→ Task requirements
Restate exactly the lines of the entries below, beginning with the first and ending with the line that holds "from matplotlib.font_manager import". Pictures are not copied.

[Items from a dataset]

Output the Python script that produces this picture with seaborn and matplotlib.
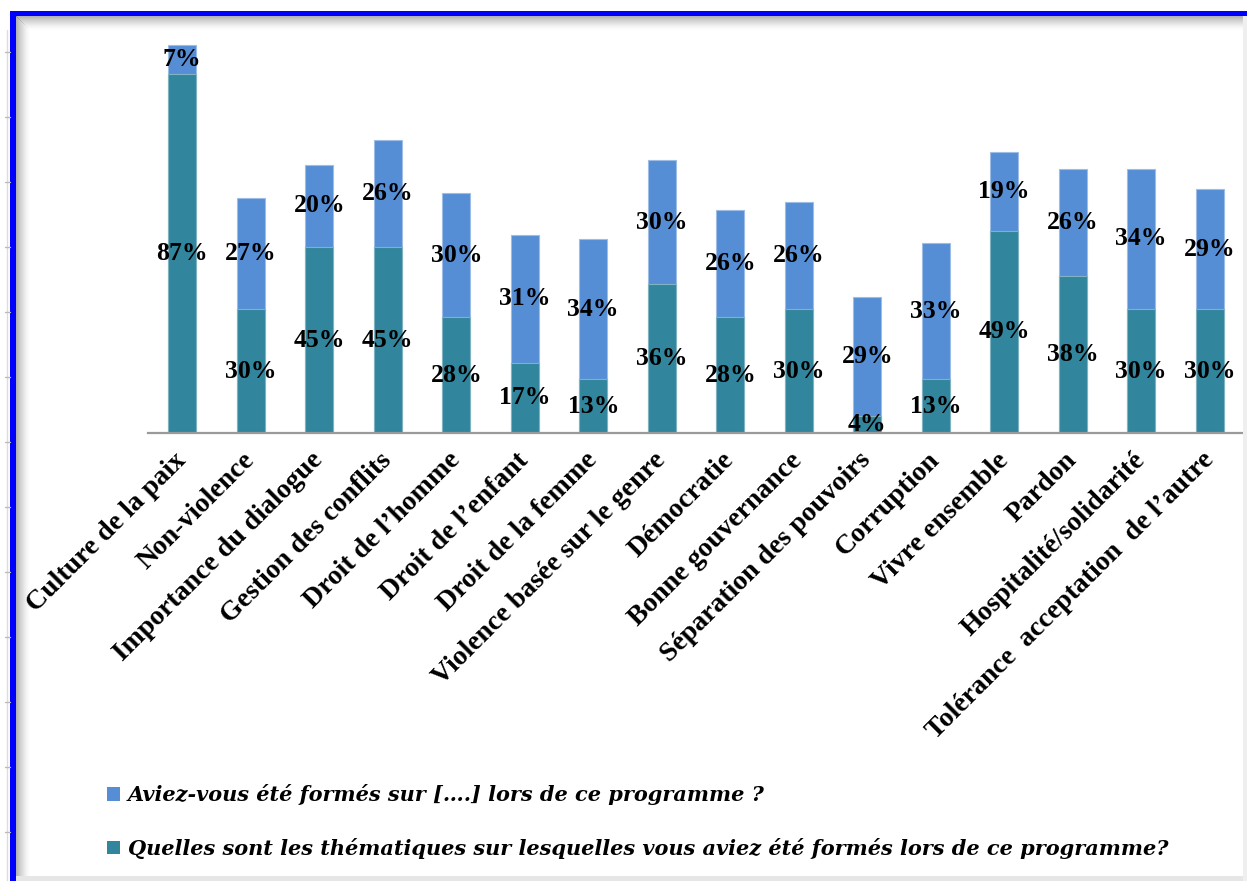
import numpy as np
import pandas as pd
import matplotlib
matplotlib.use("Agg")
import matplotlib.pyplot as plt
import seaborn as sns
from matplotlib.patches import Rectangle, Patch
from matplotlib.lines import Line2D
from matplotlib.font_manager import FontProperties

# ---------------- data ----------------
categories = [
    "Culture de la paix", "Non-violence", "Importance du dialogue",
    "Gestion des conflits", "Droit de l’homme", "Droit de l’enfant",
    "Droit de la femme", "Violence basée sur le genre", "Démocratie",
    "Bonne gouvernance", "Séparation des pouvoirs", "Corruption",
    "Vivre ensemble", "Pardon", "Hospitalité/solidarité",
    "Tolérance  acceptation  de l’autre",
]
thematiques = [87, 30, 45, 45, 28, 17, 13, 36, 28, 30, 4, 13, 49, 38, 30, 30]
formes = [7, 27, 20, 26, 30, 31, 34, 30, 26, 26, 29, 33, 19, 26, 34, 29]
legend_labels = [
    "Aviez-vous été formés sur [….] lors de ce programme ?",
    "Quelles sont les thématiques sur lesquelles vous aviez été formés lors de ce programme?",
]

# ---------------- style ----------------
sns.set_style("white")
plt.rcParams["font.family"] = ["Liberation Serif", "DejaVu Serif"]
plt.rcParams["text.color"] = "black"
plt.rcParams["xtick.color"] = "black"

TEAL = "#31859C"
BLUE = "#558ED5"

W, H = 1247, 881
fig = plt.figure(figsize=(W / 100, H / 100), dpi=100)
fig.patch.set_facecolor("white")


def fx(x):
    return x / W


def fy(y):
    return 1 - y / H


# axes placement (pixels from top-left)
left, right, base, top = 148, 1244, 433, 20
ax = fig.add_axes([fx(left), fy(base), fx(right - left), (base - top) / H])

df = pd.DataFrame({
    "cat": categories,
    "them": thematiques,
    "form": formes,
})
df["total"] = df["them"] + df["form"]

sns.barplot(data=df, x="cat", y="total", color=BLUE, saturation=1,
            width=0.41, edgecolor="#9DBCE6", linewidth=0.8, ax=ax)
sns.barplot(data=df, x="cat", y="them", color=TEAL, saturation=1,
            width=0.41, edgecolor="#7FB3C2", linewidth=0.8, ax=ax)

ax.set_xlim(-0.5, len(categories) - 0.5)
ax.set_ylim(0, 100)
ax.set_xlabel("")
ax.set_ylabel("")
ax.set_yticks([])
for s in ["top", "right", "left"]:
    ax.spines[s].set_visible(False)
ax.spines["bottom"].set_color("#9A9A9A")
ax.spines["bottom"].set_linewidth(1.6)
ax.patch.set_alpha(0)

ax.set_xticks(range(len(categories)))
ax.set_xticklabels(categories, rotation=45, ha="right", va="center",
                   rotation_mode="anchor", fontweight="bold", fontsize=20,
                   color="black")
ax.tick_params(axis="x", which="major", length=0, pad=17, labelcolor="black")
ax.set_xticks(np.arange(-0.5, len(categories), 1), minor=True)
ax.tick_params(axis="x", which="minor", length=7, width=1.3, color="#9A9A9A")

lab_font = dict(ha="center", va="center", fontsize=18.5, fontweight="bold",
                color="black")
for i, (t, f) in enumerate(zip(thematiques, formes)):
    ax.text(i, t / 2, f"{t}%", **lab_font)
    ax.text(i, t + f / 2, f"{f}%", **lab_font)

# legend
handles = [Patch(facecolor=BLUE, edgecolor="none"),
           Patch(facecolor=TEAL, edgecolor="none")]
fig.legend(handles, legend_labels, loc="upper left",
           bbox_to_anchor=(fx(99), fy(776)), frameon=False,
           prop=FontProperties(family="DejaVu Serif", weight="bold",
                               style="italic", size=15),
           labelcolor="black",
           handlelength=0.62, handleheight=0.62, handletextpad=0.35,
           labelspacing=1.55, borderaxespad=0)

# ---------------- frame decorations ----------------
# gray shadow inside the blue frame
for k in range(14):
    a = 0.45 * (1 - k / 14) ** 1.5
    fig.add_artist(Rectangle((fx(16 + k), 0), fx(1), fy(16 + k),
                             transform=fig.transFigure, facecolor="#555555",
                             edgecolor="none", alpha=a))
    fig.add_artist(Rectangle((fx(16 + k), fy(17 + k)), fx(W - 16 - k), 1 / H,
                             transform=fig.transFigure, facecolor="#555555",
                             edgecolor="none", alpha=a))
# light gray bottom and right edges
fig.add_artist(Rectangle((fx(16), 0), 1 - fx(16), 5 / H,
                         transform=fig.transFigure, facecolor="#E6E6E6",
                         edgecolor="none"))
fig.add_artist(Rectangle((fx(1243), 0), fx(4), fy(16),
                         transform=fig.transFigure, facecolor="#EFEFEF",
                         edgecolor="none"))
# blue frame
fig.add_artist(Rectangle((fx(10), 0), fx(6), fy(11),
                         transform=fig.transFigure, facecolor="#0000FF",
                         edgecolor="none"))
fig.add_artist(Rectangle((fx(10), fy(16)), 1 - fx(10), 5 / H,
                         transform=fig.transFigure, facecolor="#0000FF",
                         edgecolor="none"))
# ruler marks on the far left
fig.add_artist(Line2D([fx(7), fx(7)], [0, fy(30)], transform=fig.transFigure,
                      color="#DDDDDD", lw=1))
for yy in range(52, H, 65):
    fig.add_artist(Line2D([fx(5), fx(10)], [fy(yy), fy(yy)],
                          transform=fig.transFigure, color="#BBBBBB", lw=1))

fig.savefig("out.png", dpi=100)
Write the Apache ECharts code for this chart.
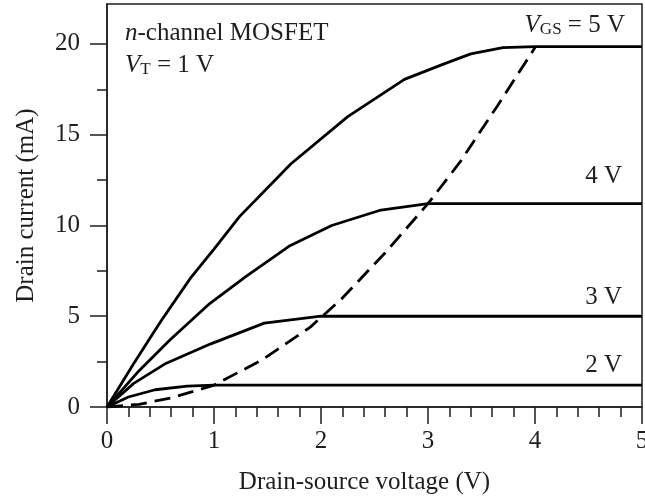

→ Full output
Output the Python script that produces this picture with seaborn and matplotlib.
import numpy as np
import pandas as pd
import matplotlib
matplotlib.use("Agg")
import matplotlib.pyplot as plt
import seaborn as sns
from matplotlib.patches import Rectangle, Patch
from matplotlib.lines import Line2D
from matplotlib.font_manager import FontProperties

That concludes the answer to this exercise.